__Direction__
Using the data below, return the stretch from the line that contains "Generate a component" through the line that contains "const EXPLODE = [40, 13, 13, 5];", both included, exactly as it stands and nothing beyond it.

** BEGIN Records for this exercise **

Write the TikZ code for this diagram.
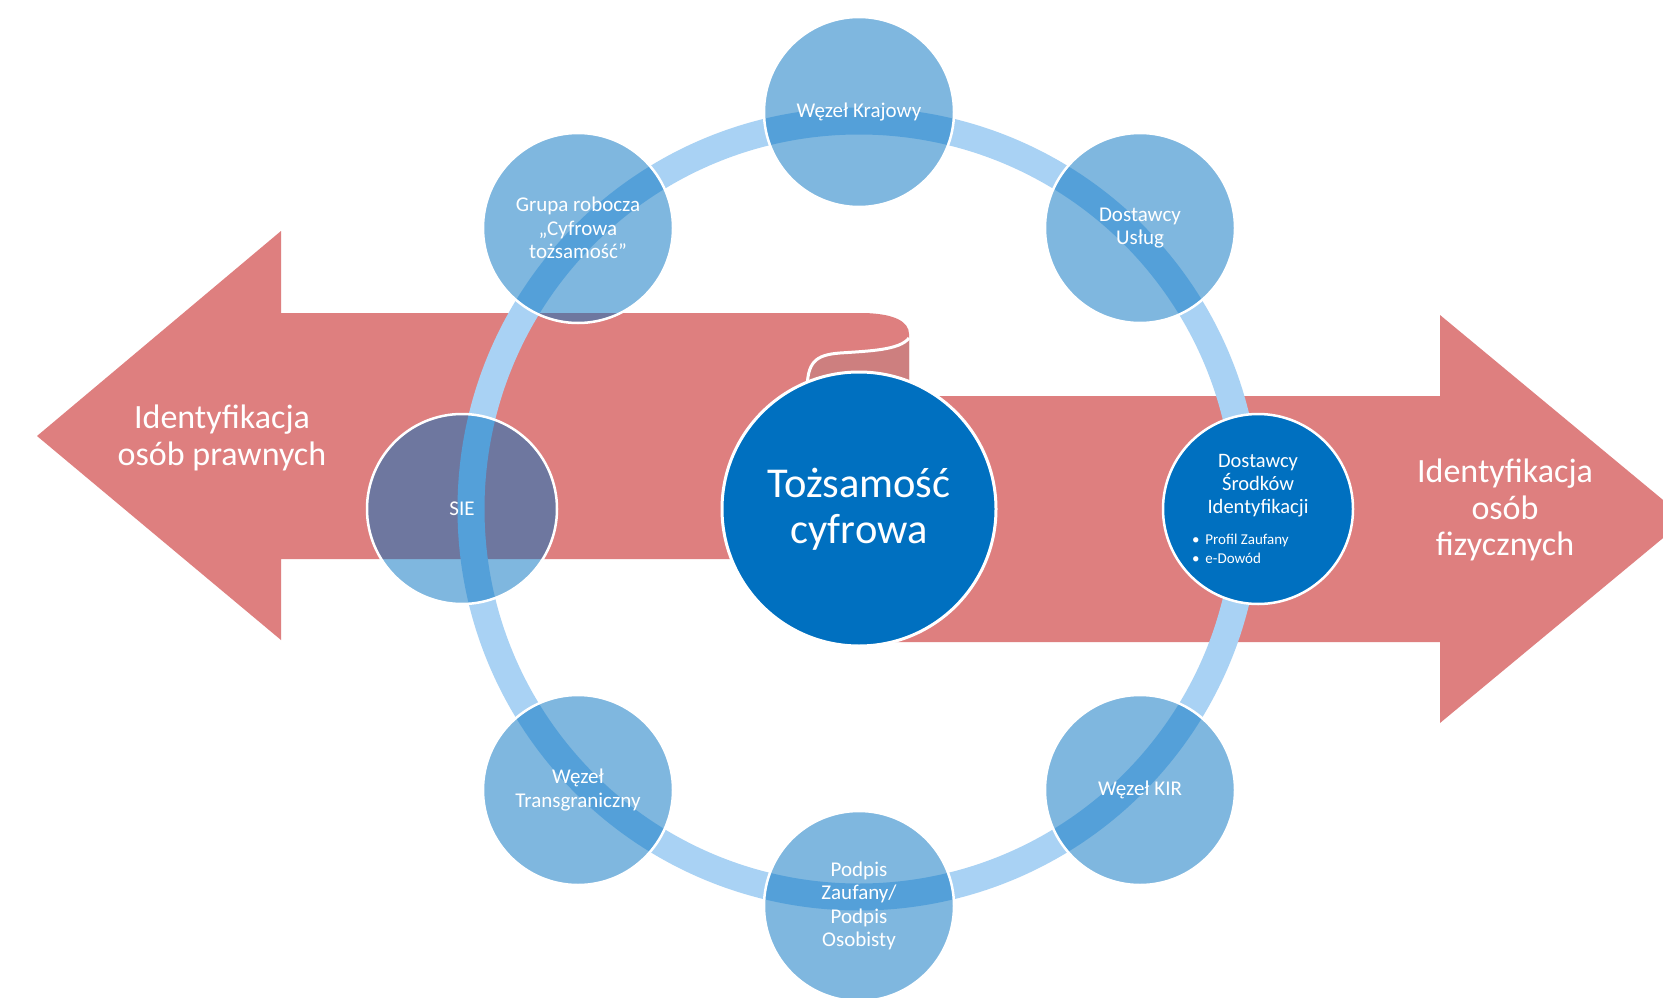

** END Records for this exercise **
** BEGIN Records for this exercise **

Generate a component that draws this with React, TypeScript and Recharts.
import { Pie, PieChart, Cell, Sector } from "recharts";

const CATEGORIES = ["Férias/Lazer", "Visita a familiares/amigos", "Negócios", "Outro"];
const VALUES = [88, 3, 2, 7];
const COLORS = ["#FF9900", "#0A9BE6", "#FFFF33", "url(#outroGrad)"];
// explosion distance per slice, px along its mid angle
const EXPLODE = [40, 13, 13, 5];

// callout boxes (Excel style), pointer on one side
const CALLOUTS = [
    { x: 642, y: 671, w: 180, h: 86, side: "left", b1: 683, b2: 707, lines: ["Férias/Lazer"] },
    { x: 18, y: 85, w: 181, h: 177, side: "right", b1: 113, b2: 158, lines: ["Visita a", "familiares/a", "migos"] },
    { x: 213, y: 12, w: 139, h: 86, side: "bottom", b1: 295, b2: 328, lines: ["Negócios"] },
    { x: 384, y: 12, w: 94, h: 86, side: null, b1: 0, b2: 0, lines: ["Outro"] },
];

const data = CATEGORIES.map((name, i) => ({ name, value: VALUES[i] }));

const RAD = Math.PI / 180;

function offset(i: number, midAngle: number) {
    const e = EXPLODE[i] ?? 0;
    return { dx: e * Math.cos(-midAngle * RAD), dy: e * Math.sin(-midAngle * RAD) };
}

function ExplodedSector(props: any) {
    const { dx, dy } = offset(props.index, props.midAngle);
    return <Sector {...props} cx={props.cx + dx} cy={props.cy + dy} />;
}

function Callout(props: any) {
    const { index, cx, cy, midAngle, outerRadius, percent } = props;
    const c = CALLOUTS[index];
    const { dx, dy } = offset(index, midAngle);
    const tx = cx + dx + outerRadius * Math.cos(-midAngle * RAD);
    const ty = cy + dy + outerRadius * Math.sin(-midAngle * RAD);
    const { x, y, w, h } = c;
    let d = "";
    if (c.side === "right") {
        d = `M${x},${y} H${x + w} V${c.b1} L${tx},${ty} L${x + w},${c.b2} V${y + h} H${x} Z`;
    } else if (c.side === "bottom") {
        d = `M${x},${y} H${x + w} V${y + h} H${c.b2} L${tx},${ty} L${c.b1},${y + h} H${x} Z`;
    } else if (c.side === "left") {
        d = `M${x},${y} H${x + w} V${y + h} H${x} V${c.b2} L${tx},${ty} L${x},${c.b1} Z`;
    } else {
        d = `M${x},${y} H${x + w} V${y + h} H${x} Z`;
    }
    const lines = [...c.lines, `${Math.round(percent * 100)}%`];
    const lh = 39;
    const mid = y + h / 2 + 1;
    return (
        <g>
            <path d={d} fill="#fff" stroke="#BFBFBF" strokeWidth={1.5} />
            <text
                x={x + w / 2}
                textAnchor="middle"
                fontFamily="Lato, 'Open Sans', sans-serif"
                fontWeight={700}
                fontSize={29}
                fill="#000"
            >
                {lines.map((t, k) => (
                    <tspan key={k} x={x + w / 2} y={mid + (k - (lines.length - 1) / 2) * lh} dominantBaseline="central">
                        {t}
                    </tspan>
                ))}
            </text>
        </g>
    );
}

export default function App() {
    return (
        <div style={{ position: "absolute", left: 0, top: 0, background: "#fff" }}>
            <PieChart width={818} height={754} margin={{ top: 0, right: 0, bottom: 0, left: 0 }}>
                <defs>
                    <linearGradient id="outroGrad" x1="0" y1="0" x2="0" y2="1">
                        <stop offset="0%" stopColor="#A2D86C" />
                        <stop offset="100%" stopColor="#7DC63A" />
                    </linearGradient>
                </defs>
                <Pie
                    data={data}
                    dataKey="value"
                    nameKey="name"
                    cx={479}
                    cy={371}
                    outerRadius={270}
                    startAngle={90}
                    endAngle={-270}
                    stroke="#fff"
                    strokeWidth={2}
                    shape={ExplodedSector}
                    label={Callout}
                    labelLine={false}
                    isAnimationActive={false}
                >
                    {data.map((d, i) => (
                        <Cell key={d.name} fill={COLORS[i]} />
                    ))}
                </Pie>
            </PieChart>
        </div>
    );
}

** END Records for this exercise **

__Reply to the task__
Generate a component that draws this with React, TypeScript and Recharts.
import { Pie, PieChart, Cell, Sector } from "recharts";

const CATEGORIES = ["Férias/Lazer", "Visita a familiares/amigos", "Negócios", "Outro"];
const VALUES = [88, 3, 2, 7];
const COLORS = ["#FF9900", "#0A9BE6", "#FFFF33", "url(#outroGrad)"];
// explosion distance per slice, px along its mid angle
const EXPLODE = [40, 13, 13, 5];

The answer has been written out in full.